Samburu, Buffalo Springs and Shaba Reserves between them have over 380 recorded species. Notable finds include arid endemics such as Donaldson-Smith’s sparrow weaver, shining sunbird, bristle-crowned starling, many vulturine guinea fowl, several hornbills, Somali ostrich and rare species such as Taita falcon, migratory kestrels and William’s lark. The elusive African green ibis is usually found in montane habitats of Mount Kenya and the Aberdares.
Spectacular species seen in the Rift Valley include pale chanting-goshawk, Von der Decken’s hornbill and red-and-yellow barbet, as well as local specialties such as short-tailed lark and black-necked weaver, while the highlight of the Mara is the pretty Karamoja apalis.
- Lesser flamingo
- Grey-crowned crane
- Long-tailed widowbird
- Hemprich’s hornbill
Kenya has some of the world’s finest and most diverse wildlife, including possibly the most spectacular natural phenomenon: the annual migration of more than one million wildebeest and 200,000 zebra across the Mara River in pursuit of life-giving rains. Lion, leopard, buffalo, rhinoceros and elephant are all found in the country’s foremost protected area, the Masai Mara.
- African elephant
- Black rhino
We will experience Kenya's varied habitats, which comprise rolling grassland dotted with flat-topped acacia trees, mountains such as Mount Kenya that rise above 5,000 metres, riverine forest, arid plain, the eastern edge of the vast Congo rainforest, and the lakes of the Great Rift Valley.

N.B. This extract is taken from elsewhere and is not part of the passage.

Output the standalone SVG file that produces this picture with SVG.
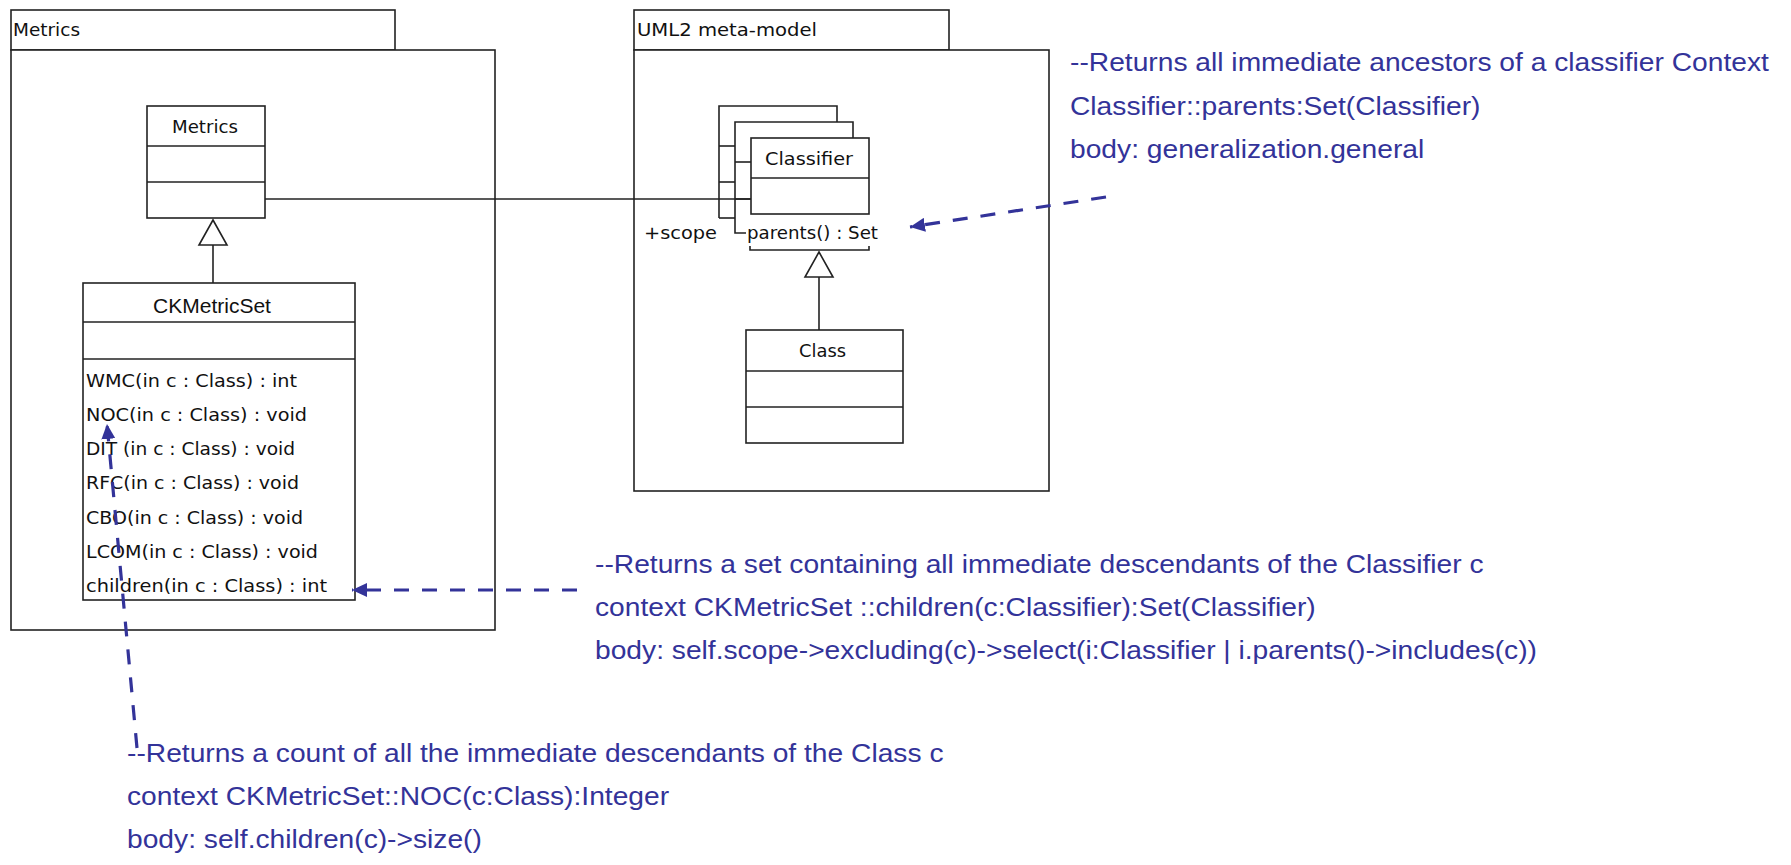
<svg xmlns="http://www.w3.org/2000/svg" width="1791" height="865" viewBox="0 0 1791 865">
<style>
.box{fill:#fff;stroke:#222;stroke-width:1.6}
.ln{fill:none;stroke:#222;stroke-width:1.6}
.u{font-family:"DejaVu Sans",sans-serif;font-size:18.5px;fill:#111}
.h{font-family:"Liberation Sans",Arial,sans-serif;font-size:21px;fill:#111}
.note{font-family:"Liberation Sans",Arial,sans-serif;font-size:26.5px;fill:#333399}
.dash{fill:none;stroke:#333399;stroke-width:3.2;stroke-dasharray:15 13}
.tri{fill:#fff;stroke:#222;stroke-width:1.6}
</style>
<defs>
<marker id="arr" viewBox="0 0 15 14" refX="15" refY="7" markerWidth="15" markerHeight="14" markerUnits="userSpaceOnUse" orient="auto">
<path d="M0,0 L15,7 L0,14 z" fill="#333399"/>
</marker>
</defs>
<rect width="1791" height="865" fill="#fff"/>

<g id="pkg-metrics">
<rect class="box" x="11" y="10" width="384" height="40"/>
<rect class="box" x="11" y="50" width="484" height="580"/>
<text class="u" x="13" y="36" textLength="67" lengthAdjust="spacingAndGlyphs">Metrics</text>
</g>

<g id="pkg-uml2">
<rect class="box" x="634" y="10" width="315" height="40"/>
<rect class="box" x="634" y="50" width="415" height="441"/>
<text class="u" x="637" y="36" textLength="180" lengthAdjust="spacingAndGlyphs">UML2 meta-model</text>
</g>

<g id="class-metrics">
<rect class="box" x="147" y="106" width="118" height="112"/>
<line class="ln" x1="147" y1="146" x2="265" y2="146"/>
<line class="ln" x1="147" y1="182" x2="265" y2="182"/>
<text class="u" x="172" y="133" textLength="66" lengthAdjust="spacingAndGlyphs">Metrics</text>
</g>

<g id="class-ckmetricset">
<rect class="box" x="83" y="283" width="272" height="317"/>
<line class="ln" x1="83" y1="322" x2="355" y2="322"/>
<line class="ln" x1="83" y1="359" x2="355" y2="359"/>
<text class="h" x="212" y="313" text-anchor="middle">CKMetricSet</text>
<text class="u" x="86" y="387" textLength="211" lengthAdjust="spacingAndGlyphs">WMC(in c : Class) : int</text>
<text class="u" x="86" y="421" textLength="221" lengthAdjust="spacingAndGlyphs">NOC(in c : Class) : void</text>
<text class="u" x="86" y="455" textLength="209" lengthAdjust="spacingAndGlyphs">DIT (in c : Class) : void</text>
<text class="u" x="86" y="489" textLength="213" lengthAdjust="spacingAndGlyphs">RFC(in c : Class) : void</text>
<text class="u" x="86" y="524" textLength="217" lengthAdjust="spacingAndGlyphs">CBO(in c : Class) : void</text>
<text class="u" x="86" y="558" textLength="232" lengthAdjust="spacingAndGlyphs">LCOM(in c : Class) : void</text>
<text class="u" x="86" y="592" textLength="241" lengthAdjust="spacingAndGlyphs">children(in c : Class) : int</text>
</g>

<g id="class-classifier">
<path class="ln" d="M719,218 L719,106 L837,106 L837,122"/>
<line class="ln" x1="719" y1="218" x2="735" y2="218"/>
<line class="ln" x1="719" y1="146" x2="735" y2="146"/>
<line class="ln" x1="719" y1="182" x2="735" y2="182"/>
<rect x="735" y="122" width="118" height="92" fill="#fff"/>
<path class="ln" d="M746,233 L735,233 L735,122 L853,122 L853,138"/>
<line class="ln" x1="735" y1="162" x2="751" y2="162"/>
<line class="ln" x1="735" y1="199" x2="751" y2="199"/>
<rect class="box" x="751" y="138" width="118" height="76"/>
<line class="ln" x1="751" y1="178" x2="869" y2="178"/>
<text class="u" x="765" y="165" textLength="88" lengthAdjust="spacingAndGlyphs">Classifier</text>
<text class="u" x="747" y="239" textLength="131" lengthAdjust="spacingAndGlyphs">parents() : Set</text>
<path class="ln" d="M750,246 L750,250 L869,250 L869,246"/>
<text class="u" x="644" y="239" textLength="73" lengthAdjust="spacingAndGlyphs">+scope</text>
</g>

<g id="class-class">
<rect class="box" x="746" y="330" width="157" height="113"/>
<line class="ln" x1="746" y1="371" x2="903" y2="371"/>
<line class="ln" x1="746" y1="407" x2="903" y2="407"/>
<text class="u" x="799" y="357" textLength="47" lengthAdjust="spacingAndGlyphs">Class</text>
</g>

<g id="note-parents" transform="translate(1070,0) scale(1.064,1)">
<text class="note" x="0" y="71">--Returns all immediate ancestors of a classifier Context</text>
<text class="note" x="0" y="115">Classifier::parents:Set(Classifier)</text>
<text class="note" x="0" y="158">body: generalization.general</text>
</g>

<g id="note-children" transform="translate(595,0) scale(1.064,1)">
<text class="note" x="0" y="573">--Returns a set containing all immediate descendants of the Classifier c</text>
<text class="note" x="0" y="616">context CKMetricSet ::children(c:Classifier):Set(Classifier)</text>
<text class="note" x="0" y="659">body: self.scope-&gt;excluding(c)-&gt;select(i:Classifier | i.parents()-&gt;includes(c))</text>
</g>

<g id="note-noc" transform="translate(127,0) scale(1.064,1)">
<text class="note" x="0" y="762">--Returns a count of all the immediate descendants of the Class c</text>
<text class="note" x="0" y="805">context CKMetricSet::NOC(c:Class):Integer</text>
<text class="note" x="0" y="848">body: self.children(c)-&gt;size()</text>
</g>

<g id="connectors">
<line class="ln" x1="265" y1="199" x2="751" y2="199"/>
<line class="ln" x1="213" y1="245" x2="213" y2="283"/>
<polygon class="tri" points="213,220 227,245 199,245"/>
<line class="ln" x1="819" y1="277" x2="819" y2="330"/>
<polygon class="tri" points="819,252 833,277 805,277"/>
<path class="dash" d="M577,590 L352,590" marker-end="url(#arr)"/>
<path class="dash" d="M137,748 L107,424" marker-end="url(#arr)"/>
<path class="dash" d="M1106,197 L910,227" marker-end="url(#arr)"/>
</g>
</svg>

There are great opportunities for both wildlife and landscape photography on the open plains of Masai Mara, at the lakes of Nakuru and Navaisha, and at Mount Kenya. One lodge has an underground photographic hide beside a waterhole that offers a unique vantage point.
Mainly easy walking along roadsides near the vehicle, or on flat plains and in forests. Some forest trails can be steep in parts, but we take these slowly.
En route from Samburu to Elementaita we stop at the scenic 74-metre-high Thomson’s Falls on the Ewaso Ng'iro river, which rises in the Aberdare Mountain Range.
Price includes return scheduled flights London - Nairobi – London, plus domestic flight from the Masai Mara to Nairobi.
Two minibuses each with a maximum of six passengers, or four-wheel-drive vehicle (subject to minimum numbers), with driver and guide.
The baggage allowance on domestic flights is strictly limited to 15 kg per person, including hand baggage.
The highest point of the itinerary – our lodge on the slopes of Mount Kenya – stands at just over 2,000 metres altitude. The Samburu, Shaba and Buffalo Spring areas vary from 800 to 1,300 metres, while Nakuru Lake is at 1,750 metres altitude. In general the slight elevation of the plains, forest and Rift Valley isn’t challenging and but helps to keep things cool during the hot season.
Kenya's climate varies from tropical along the coast to temperate inland, and arid in the north and northeast parts of the country. The main rainy season occurs between March-April and May-June, with the short rains from October-November/December. Early March, at the very beginning of the rainy season, is the start of the breeding season, while European migrants are present from September-April.